Toda la semana esperando el domingo, porque sabemos que los abuelos siempre
nos preparan una grata sorpresa. Mis hijas y yo somos sus niñas preferidas y
así nos lo hacen saber con sus caricias y mimos.
Cuando llega el sábado, nos levantamos muy contentas,
¡nos vamos a casa de los abuelos!
Al llegar, su hogar como siempre, está
impregnado de ese maravilloso olor que envuelve una casa entrañable y a la que
yo tuve la suerte de pertenecer. La abuelita, mi madre, en la cocina con su impecable mandil, prenda
obligada, para ponerse delante de una cazuela. Todo preparado, pretendía hacer
un guiso con su tomate, sus ajos, su pimentón, todo para hacer mi receta
preferida pero…. ¡ese guiso a las niñas no les gusta! pensé y poco después tuve
claro que no habría problema, ahí estaba el abuelo, sin mandil, pero con
muchas ganas de complacer a sus niñas.

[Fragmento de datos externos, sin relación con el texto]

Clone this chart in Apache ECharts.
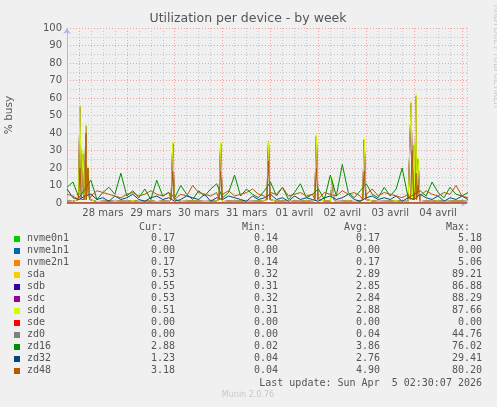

Sartén en mano, agua, aceite, ajos sal y
harina, y…ahí está dispuesto a prepararnos,
la comida mejor de la semana.
Se fríe el
aceite y se aparta, se calienta el agua a punto de hervir y se añade la harina
y… vueltas y vueltas y de vez en cuando un poco de ese aceite ya frito, y ahí
está lo más importante, el abuelo preparando esas migas y nosotras, las tres,
mirando con nuestras manos puestas haciendo de plato, para degustar los
primeros “pegaos”. De pronto, el abuelo coge la sartén, y nuestro corazón se
encoge cuando las lanza al aire para darles la vuelta, el aliento se nos
corta por unos instantes, pero ¡ NO SE LE CAE NI UNA AL SUELO!, luego ahí está
lo que tanto estábamos esperando los “pegaos” ¡que ricos!
Las tres alrededor del abuelo y de la sartén y otra
vez, otro chorreón de aceite, un poco de reposo y vuelta al aire las
migas, de nuevo con nuestro aliento recortado esperando otra tonga de
esos deliciosos “pegaos” que desprenden ese olor tan peculiar.
¡Me encantan los recuerdos con sabor y olor!